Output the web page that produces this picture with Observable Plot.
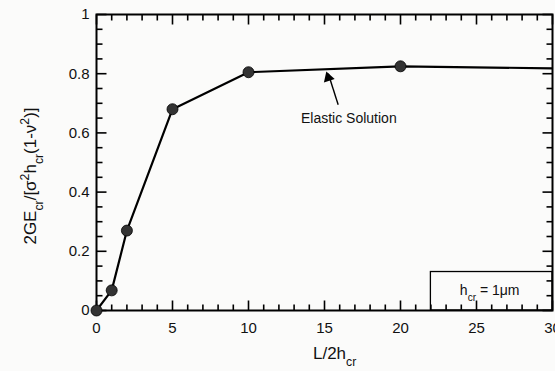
<!DOCTYPE html>
<html>
<head>
<meta charset="utf-8">
<script src="https://cdn.jsdelivr.net/npm/d3@7"></script>
<script src="https://cdn.jsdelivr.net/npm/@observablehq/plot@0.6"></script>
<style>
  html, body { margin: 0; padding: 0; background: #fbfbfa; }
  svg { font-family: "Liberation Sans", Arial, sans-serif; }
</style>
</head>
<body>
<div id="chart"></div>
<script>
// Data
const ratioL = [0, 1, 2, 5, 10, 20];
const energy = [0, 0.068, 0.27, 0.68, 0.805, 0.825];
const lineL = [0, 1, 2, 5, 10, 20, 30];
const lineE = [0, 0.068, 0.27, 0.68, 0.805, 0.825, 0.818];
const xMajorTicks = [0, 5, 10, 15, 20, 25, 30];
const xMinorTicks = [0,1,2,3,4,5,6,7,8,9,10,11,12,13,14,15,16,17,18,19,20,21,22,23,24,25,26,27,28,29,30];
const yMajorTicks = [0, 0.2, 0.4, 0.6, 0.8, 1];
const yMinorTicks = [0,0.05,0.1,0.15,0.2,0.25,0.3,0.35,0.4,0.45,0.5,0.55,0.6,0.65,0.7,0.75,0.8,0.85,0.9,0.95,1];
const legendBox = [{x1: 22, x2: 30, y1: 0, y2: 0.13}];
const annotation = {label: "Elastic Solution", x: 16.6, y: 0.648, tailX: 15.9, tailY: 0.695, tipX: 15.25, tipY: 0.80};

const points = ratioL.map((x, i) => ({x, y: energy[i]}));
const lineData = lineL.map((x, i) => ({x, y: lineE[i]}));

const W = 555, H = 371;
const mL = 96, mR = 3, mT = 14, mB = 61;
const pxX = 30 / (W - mL - mR), pxY = 1 / (H - mT - mB);

// inward tick segments: 10px at labelled values, 6px otherwise (converted to data units)
const tickSegs = [];
xMinorTicks.forEach(v => {
  const l = (v % 5 === 0 ? 10 : 6) * pxY;
  tickSegs.push({x1: v, x2: v, y1: 0, y2: l});
  tickSegs.push({x1: v, x2: v, y1: 1, y2: 1 - l});
});
yMinorTicks.forEach((v, i) => {
  const l = (i % 4 === 0 ? 10 : 6) * pxX;
  tickSegs.push({x1: 0, x2: l, y1: v, y2: v});
  tickSegs.push({x1: 30, x2: 30 - l, y1: v, y2: v});
});

const ang = Math.atan2((annotation.tipX - annotation.tailX) / pxX, (annotation.tipY - annotation.tailY) / pxY) * 180 / Math.PI;

const plot = Plot.plot({
  width: W, height: H,
  marginLeft: mL, marginRight: mR, marginTop: mT, marginBottom: mB,
  x: {domain: [0, 30], ticks: xMajorTicks, tickSize: 0, tickPadding: 12, label: null},
  y: {domain: [0, 1], ticks: yMajorTicks, tickSize: 0, tickPadding: 7, label: null, tickFormat: d => d === 0 ? "0" : d === 1 ? "1" : d.toFixed(1)},
  marks: [
    Plot.frame({stroke: "black", strokeWidth: 2, fill: "none"}),
    Plot.link(tickSegs, {x1: "x1", x2: "x2", y1: "y1", y2: "y2", stroke: "black", strokeWidth: 1.6}),
    Plot.rect(legendBox, {x1: "x1", x2: "x2", y1: "y1", y2: "y2", stroke: "black", strokeWidth: 1.3, fill: "none"}),
    Plot.line(lineData, {x: "x", y: "y", stroke: "black", strokeWidth: 2.2, clip: true}),
    Plot.dot(points, {x: "x", y: "y", r: 5.5, fill: "#333", stroke: "black", strokeWidth: 0.8}),
    Plot.link([annotation], {x1: "tailX", y1: "tailY", x2: "tipX", y2: "tipY", stroke: "black", strokeWidth: 1.4}),
    Plot.dot([annotation], {x: "tipX", y: "tipY", symbol: "triangle", r: 4.2, fill: "black", stroke: "none", rotate: ang, dy: 4}),
    Plot.text([annotation], {x: "x", y: "y", text: "label", fontSize: 14, fill: "#111"})
  ]
});

document.getElementById("chart").appendChild(plot);

const svg = d3.select(plot);
svg.style("font-family", "Liberation Sans, Arial, sans-serif").style("background", "transparent").style("color", "#111");
svg.selectAll("g[aria-label='x-axis tick label'], g[aria-label='y-axis tick label']").attr("font-size", 15);

const sx = plot.scale("x"), sy = plot.scale("y");

function richText(g, parts) {
  parts.forEach(p => {
    const t = g.append("tspan").text(p.t);
    if (p.sub) t.attr("baseline-shift", "sub").attr("font-size", "0.72em");
    if (p.sup) t.attr("baseline-shift", "super").attr("font-size", "0.72em");
  });
}

const xl = svg.append("text")
  .attr("x", sx.apply(15.7)).attr("y", H - 12)
  .attr("text-anchor", "middle").attr("font-size", 17).attr("fill", "#111");
richText(xl, [{t: "L/2h"}, {t: "cr", sub: true}]);

const yl = svg.append("text")
  .attr("transform", `translate(36, ${(sy.apply(0) + sy.apply(1)) / 2 + 14}) rotate(-90)`)
  .attr("text-anchor", "middle").attr("font-size", 17).attr("fill", "#111");
richText(yl, [{t: "2GE"}, {t: "cr", sub: true}, {t: "/[σ"}, {t: "2", sup: true}, {t: "h"}, {t: "cr", sub: true}, {t: "(1-ν"}, {t: "2", sup: true}, {t: ")]"}]);

const lt = svg.append("text")
  .attr("x", sx.apply(25.9)).attr("y", sy.apply(0.052))
  .attr("text-anchor", "middle").attr("font-size", 14).attr("fill", "#111");
richText(lt, [{t: "h"}, {t: "cr", sub: true}, {t: " = 1μm"}]);
</script>
</body>
</html>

•••

WORK REQUIRED:
Return nothing but the lines running from the start of the data to the line with "const ang = Math.atan2((annotation.tipX", please, both ends included and no pictures.

FINISHED ANSWER:
Output the web page that produces this picture with Observable Plot.
<!DOCTYPE html>
<html>
<head>
<meta charset="utf-8">
<script src="https://cdn.jsdelivr.net/npm/d3@7"></script>
<script src="https://cdn.jsdelivr.net/npm/@observablehq/plot@0.6"></script>
<style>
  html, body { margin: 0; padding: 0; background: #fbfbfa; }
  svg { font-family: "Liberation Sans", Arial, sans-serif; }
</style>
</head>
<body>
<div id="chart"></div>
<script>
// Data
const ratioL = [0, 1, 2, 5, 10, 20];
const energy = [0, 0.068, 0.27, 0.68, 0.805, 0.825];
const lineL = [0, 1, 2, 5, 10, 20, 30];
const lineE = [0, 0.068, 0.27, 0.68, 0.805, 0.825, 0.818];
const xMajorTicks = [0, 5, 10, 15, 20, 25, 30];
const xMinorTicks = [0,1,2,3,4,5,6,7,8,9,10,11,12,13,14,15,16,17,18,19,20,21,22,23,24,25,26,27,28,29,30];
const yMajorTicks = [0, 0.2, 0.4, 0.6, 0.8, 1];
const yMinorTicks = [0,0.05,0.1,0.15,0.2,0.25,0.3,0.35,0.4,0.45,0.5,0.55,0.6,0.65,0.7,0.75,0.8,0.85,0.9,0.95,1];
const legendBox = [{x1: 22, x2: 30, y1: 0, y2: 0.13}];
const annotation = {label: "Elastic Solution", x: 16.6, y: 0.648, tailX: 15.9, tailY: 0.695, tipX: 15.25, tipY: 0.80};

const points = ratioL.map((x, i) => ({x, y: energy[i]}));
const lineData = lineL.map((x, i) => ({x, y: lineE[i]}));

const W = 555, H = 371;
const mL = 96, mR = 3, mT = 14, mB = 61;
const pxX = 30 / (W - mL - mR), pxY = 1 / (H - mT - mB);

// inward tick segments: 10px at labelled values, 6px otherwise (converted to data units)
const tickSegs = [];
xMinorTicks.forEach(v => {
  const l = (v % 5 === 0 ? 10 : 6) * pxY;
  tickSegs.push({x1: v, x2: v, y1: 0, y2: l});
  tickSegs.push({x1: v, x2: v, y1: 1, y2: 1 - l});
});
yMinorTicks.forEach((v, i) => {
  const l = (i % 4 === 0 ? 10 : 6) * pxX;
  tickSegs.push({x1: 0, x2: l, y1: v, y2: v});
  tickSegs.push({x1: 30, x2: 30 - l, y1: v, y2: v});
});

const ang = Math.atan2((annotation.tipX - annotation.tailX) / pxX, (annotation.tipY - annotation.tailY) / pxY) * 180 / Math.PI;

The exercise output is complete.